### TASK DIRECTIONS:
Print the listing from its top line through the line containing "XAxis, YAxis, ReferenceLine", nothing more, and leave out the pictures.
- - - -
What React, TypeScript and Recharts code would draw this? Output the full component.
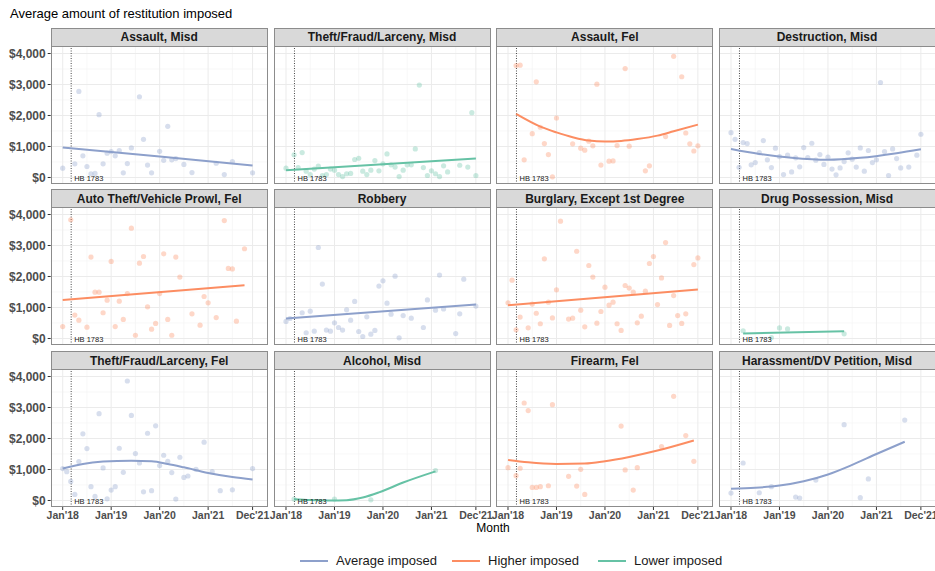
import React from 'react';
import { ComposedChart, Scatter, Line, XAxis, YAxis, ReferenceLine } from 'recharts';

// x values are months since Jan 2018, y values are dollars
const monthTicks = [0, 12, 24, 36, 47];
const monthLabels = ["Jan'18", "Jan'19", "Jan'20", "Jan'21", "Dec'21"];
const minorMonths = [6, 18, 30, 42];
const dollarTicks = [0, 1000, 2000, 3000, 4000];
const minorDollars = [500, 1500, 2500, 3500];
const hbMonth = 2.1;

const seriesNames = ['Average imposed', 'Higher imposed', 'Lower imposed'];
const seriesColors = ['#8DA0CB', '#FC8D62', '#66C2A5'];

const assaultMisdPts = [[0,300],[3,440],[4,2775],[5,700],[6,355],[7,120],[8,130],[9,2025],[10,440],[11,785],[12,835],[13,700],[14,870],[15,150],[16,450],[17,955],[19,2605],[20,1230],[21,400],[22,150],[24,845],[25,555],[26,1650],[27,570],[28,610],[30,420],[32,160],[38,460],[40,95],[42,515],[47,150]];
const assaultMisdFit = [[0,965],[24,675],[47,385]];

const theftMisdPts = [[0,300],[2,730],[3,320],[4,805],[5,205],[6,95],[7,270],[8,365],[9,65],[10,95],[11,270],[12,235],[13,95],[14,30],[15,120],[16,130],[17,580],[18,620],[19,205],[20,95],[21,235],[22,545],[23,215],[24,440],[25,760],[26,410],[27,335],[28,30],[29,235],[30,410],[31,410],[32,920],[33,2980],[34,320],[35,65],[36,215],[37,120],[38,30],[39,375],[40,180],[43,395],[45,335],[46,2090],[47,65]];
const theftMisdFit = [[0,236],[47,611]];

const assaultFelPts = [[2,3610],[3,3625],[4,570],[6,1415],[7,3085],[8,1620],[9,1095],[10,740],[11,20],[12,1920],[16,1085],[18,945],[19,880],[20,1170],[21,1020],[22,3010],[23,400],[25,525],[26,535],[27,1030],[29,3515],[30,1010],[34,215],[35,375],[39,1320],[41,3910],[43,3250],[44,1435],[45,1085],[46,855],[47,1020]];
const assaultFelFit = [[2,2050],[8,1640],[12,1455],[16,1300],[20,1190],[24,1160],[28,1180],[32,1240],[37,1350],[41,1490],[47,1705]];

const destructionPts = [[0,1445],[1,1230],[2,330],[3,1125],[4,1095],[5,410],[6,480],[7,805],[8,1190],[9,570],[10,320],[11,945],[12,675],[13,95],[14,720],[15,180],[16,635],[17,345],[18,965],[19,645],[20,1105],[21,560],[22,740],[23,420],[24,655],[25,270],[26,85],[27,310],[28,515],[29,795],[30,590],[31,335],[32,955],[33,205],[34,870],[35,480],[36,570],[37,3065],[38,835],[39,65],[40,920],[41,610],[42,310],[44,335],[46,720],[47,1395]];
const destructionFit = [[0,920],[7,760],[15,635],[24,570],[32,635],[41,785],[47,910]];

const autoTheftPts = [[0,385],[2,3830],[3,755],[4,590],[6,365],[7,2625],[8,1495],[9,1495],[10,830],[11,1235],[12,2485],[13,385],[14,1205],[15,615],[16,1450],[17,3560],[18,105],[19,2430],[20,2645],[21,1020],[22,300],[23,485],[24,1450],[25,2730],[26,615],[27,105],[28,2625],[29,1980],[32,795],[34,430],[35,1355],[36,1150],[38,675],[40,3805],[41,2260],[42,2245],[43,560],[45,2895]];
const autoTheftFit = [[0,1245],[45,1720]];

const robberyPts = [[0,550],[1,645],[4,830],[5,185],[6,880],[7,235],[8,2935],[9,1755],[10,270],[11,235],[12,505],[13,355],[14,270],[15,925],[16,590],[17,1195],[18,225],[19,65],[20,700],[21,140],[22,260],[23,1690],[24,1860],[25,1140],[26,785],[27,2010],[28,20],[29,740],[31,655],[34,355],[35,1245],[37,915],[38,2045],[39,955],[42,160],[43,795],[44,1915],[47,1045]];
const robberyFit = [[0,645],[47,1095]];

const burglaryPts = [[0,1150],[1,1880],[2,280],[3,690],[5,345],[6,1110],[7,815],[8,475],[9,2570],[10,1170],[11,665],[12,1570],[13,3785],[15,625],[16,655],[17,2815],[18,915],[19,375],[20,2355],[21,1980],[22,495],[23,870],[24,1655],[25,1075],[26,1170],[27,475],[28,260],[29,1710],[30,1625],[31,1495],[32,505],[33,720],[34,1525],[35,2420],[36,2645],[37,1095],[38,1955],[39,3095],[40,420],[41,1385],[42,740],[43,485],[44,795],[46,2385],[47,2600]];
const burglaryFit = [[0,1075],[47,1580]];

const drugPts = [[3,250],[10,30],[12,340],[14,310],[28,150]];
const drugFit = [[3,160],[28,235]];

const theftFelPts = [[0,1030],[1,930],[2,615],[3,195],[4,1255],[5,2150],[6,1675],[7,445],[8,130],[9,2800],[10,1050],[11,55],[12,335],[13,445],[14,1685],[15,910],[16,3855],[17,2745],[18,1515],[19,1210],[20,280],[21,2170],[22,315],[23,2410],[24,1125],[25,1460],[26,1265],[27,900],[28,45],[29,1395],[30,745],[31,790],[33,1005],[35,1880],[37,930],[39,315],[42,345],[47,1030]];
const theftFelFit = [[0,1030],[5,1180],[10,1255],[17,1285],[22,1265],[26,1180],[30,1070],[36,890],[42,760],[47,680]];

const alcoholPts = [[2,45],[12,45],[21,20],[37,965]];
const alcoholFit = [[2,40],[6,15],[11,0],[15,10],[19,95],[23,260],[29,580],[37,940]];

const firearmPts = [[0,1060],[2,800],[3,1040],[4,3145],[5,2900],[6,420],[7,420],[8,445],[10,475],[11,3090],[15,780],[17,465],[18,1005],[19,195],[28,2400],[29,985],[31,335],[32,1060],[38,1740],[41,3360],[44,2095],[46,1265]];
const firearmFit = [[0,1310],[5,1230],[12,1180],[19,1190],[24,1265],[30,1405],[37,1610],[46,1935]];

const harassPts = [[0,240],[3,1210],[7,250],[10,445],[16,110],[17,80],[21,660],[28,2445],[32,90],[34,695],[43,2595]];
const harassFit = [[0,380],[6,410],[12,480],[18,620],[24,840],[30,1150],[36,1500],[43,1895]];

const panelTitles = [
  'Assault, Misd', 'Theft/Fraud/Larceny, Misd', 'Assault, Fel', 'Destruction, Misd',
  'Auto Theft/Vehicle Prowl, Fel', 'Robbery', 'Burglary, Except 1st Degree', 'Drug Possession, Misd',
  'Theft/Fraud/Larceny, Fel', 'Alcohol, Misd', 'Firearm, Fel', 'Harassment/DV Petition, Misd',
];
// 0 = average, 1 = higher, 2 = lower
const panelSeries = [0, 2, 1, 0, 1, 0, 1, 2, 0, 2, 1, 0];
const panelPoints = [assaultMisdPts, theftMisdPts, assaultFelPts, destructionPts, autoTheftPts, robberyPts, burglaryPts, drugPts, theftFelPts, alcoholPts, firearmPts, harassPts];
const panelFits = [assaultMisdFit, theftMisdFit, assaultFelFit, destructionFit, autoTheftFit, robberyFit, burglaryFit, drugFit, theftFelFit, alcoholFit, firearmFit, harassFit];

const FONT = '"Liberation Sans", Arial, sans-serif';
const PANEL_W = 217;
const PLOT_H = 138;
const STRIP_H = 18;
const COL_LEFT = [50.7, 273.5, 496.3, 718.5];
const ROW_TOP = [45.5, 207.3, 369.1];
const Y_AXIS_W = 50.7;
const X_AXIS_H = 26;
const X_PAD = 22;
const X_DOMAIN = [-2.97, 50.74];
const Y_DOMAIN = [-210, 4242];
const BORDER = '#8c8c8c';

const yTickStyle = { fontSize: 12, fontWeight: 'bold', fill: '#4D4D4D', fontFamily: FONT };
const xTickStyle = { fontSize: 10.5, fontWeight: 'bold', fill: '#4D4D4D', fontFamily: FONT };

function Panel({ idx }: { idx: number }) {
  const col = idx % 4;
  const row = Math.floor(idx / 4);
  const showY = col === 0;
  const showX = row === 2;
  // extra room so the bottom tick labels are not cut at the panel edge
  const padL = showX && !showY ? X_PAD : 0;
  const padR = showX ? X_PAD : 0;
  const w = PANEL_W + (showY ? Y_AXIS_W : 0) + padL + padR;
  const h = PLOT_H + (showX ? X_AXIS_H : 0);
  const left = COL_LEFT[col] - (showY ? Y_AXIS_W : 0) - padL;
  const top = ROW_TOP[row];
  const color = seriesColors[panelSeries[idx]];
  const pts = panelPoints[idx].map(([m, v]) => ({ m, v }));
  const fit = panelFits[idx].map(([m, v]) => ({ m, v }));

  return (
    <>
      <div
        style={{
          position: 'absolute', left: COL_LEFT[col], top: top - STRIP_H, width: PANEL_W, height: STRIP_H + 1,
          background: '#D9D9D9', border: `1px solid ${BORDER}`, boxSizing: 'border-box',
          fontFamily: FONT, fontSize: 12, fontWeight: 'bold', color: '#1A1A1A',
          display: 'flex', alignItems: 'center', justifyContent: 'center', whiteSpace: 'nowrap',
        }}
      >
        {panelTitles[idx]}
      </div>
      <div style={{ position: 'absolute', left, top }}>
        <ComposedChart width={w} height={h} margin={{ top: 0, right: padR, bottom: 0, left: padL }}>
          <XAxis
            type="number" dataKey="m" domain={X_DOMAIN} allowDataOverflow ticks={monthTicks} interval={0}
            tickFormatter={(v) => monthLabels[monthTicks.indexOf(v)]}
            hide={!showX} height={X_AXIS_H} tickSize={3} tickMargin={2} axisLine={false}
            tickLine={{ stroke: '#333' }} tick={xTickStyle}
          />
          <YAxis
            type="number" dataKey="v" domain={Y_DOMAIN} allowDataOverflow ticks={dollarTicks} interval={0}
            tickFormatter={(v) => '$' + v.toLocaleString('en-US')}
            hide={!showY} width={Y_AXIS_W} tickSize={3} tickMargin={2} axisLine={false}
            tickLine={{ stroke: '#333' }} tick={yTickStyle}
          />
          {minorDollars.map((d) => (
            <ReferenceLine key={'ym' + d} y={d} stroke="#F3F3F3" strokeWidth={0.7} />
          ))}
          {minorMonths.map((m) => (
            <ReferenceLine key={'xm' + m} x={m} stroke="#F3F3F3" strokeWidth={0.7} />
          ))}
          {dollarTicks.map((d) => (
            <ReferenceLine key={'y' + d} y={d} stroke="#EBEBEB" strokeWidth={1} />
          ))}
          {monthTicks.map((m) => (
            <ReferenceLine key={'x' + m} x={m} stroke="#EBEBEB" strokeWidth={1} />
          ))}
          <ReferenceLine
            x={hbMonth} stroke="#333" strokeWidth={0.9} strokeDasharray="1 1.5"
            label={{ value: 'HB 1783', position: 'insideBottomLeft', offset: 3, fontSize: 7.5, fill: '#1A1A1A', fontFamily: FONT }}
          />
          <Scatter
            data={pts} isAnimationActive={false}
            shape={(p: any) => <circle cx={p.cx} cy={p.cy} r={2.6} fill={color} fillOpacity={0.35} />}
          />
          <Line
            data={fit} dataKey="v" type="monotone" stroke={color} strokeWidth={2}
            dot={false} activeDot={false} isAnimationActive={false}
          />
        </ComposedChart>
      </div>
      <div
        style={{
          position: 'absolute', left: COL_LEFT[col], top, width: PANEL_W, height: PLOT_H,
          border: `1px solid ${BORDER}`, boxSizing: 'border-box', pointerEvents: 'none',
        }}
      />
    </>
  );
}

const legendKeyX = [300, 452, 598];
const legendTextX = [336, 488, 634];

export default function App() {
  return (
    <div style={{ position: 'absolute', left: 0, top: 0, width: 935, height: 571, background: '#fff', overflow: 'hidden', fontFamily: FONT }}>
      <div style={{ position: 'absolute', left: 10, top: 6, fontSize: 13, color: '#000' }}>
        Average amount of restitution imposed
      </div>
      {panelTitles.map((_, i) => (
        <Panel key={i} idx={i} />
      ))}
      <div style={{ position: 'absolute', left: 463, width: 60, top: 521, textAlign: 'center', fontSize: 12, color: '#000' }}>
        Month
      </div>
      {seriesNames.map((name, i) => (
        <React.Fragment key={name}>
          <div style={{ position: 'absolute', left: legendKeyX[i], top: 560, width: 28, height: 2, background: seriesColors[i] }} />
          <div style={{ position: 'absolute', left: legendTextX[i], top: 553, fontSize: 13, color: '#1A1A1A', whiteSpace: 'nowrap' }}>
            {name}
          </div>
        </React.Fragment>
      ))}
    </div>
  );
}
- - - -
### FINISHED TASK:
What React, TypeScript and Recharts code would draw this? Output the full component.
import React from 'react';
import { ComposedChart, Scatter, Line, XAxis, YAxis, ReferenceLine } from 'recharts';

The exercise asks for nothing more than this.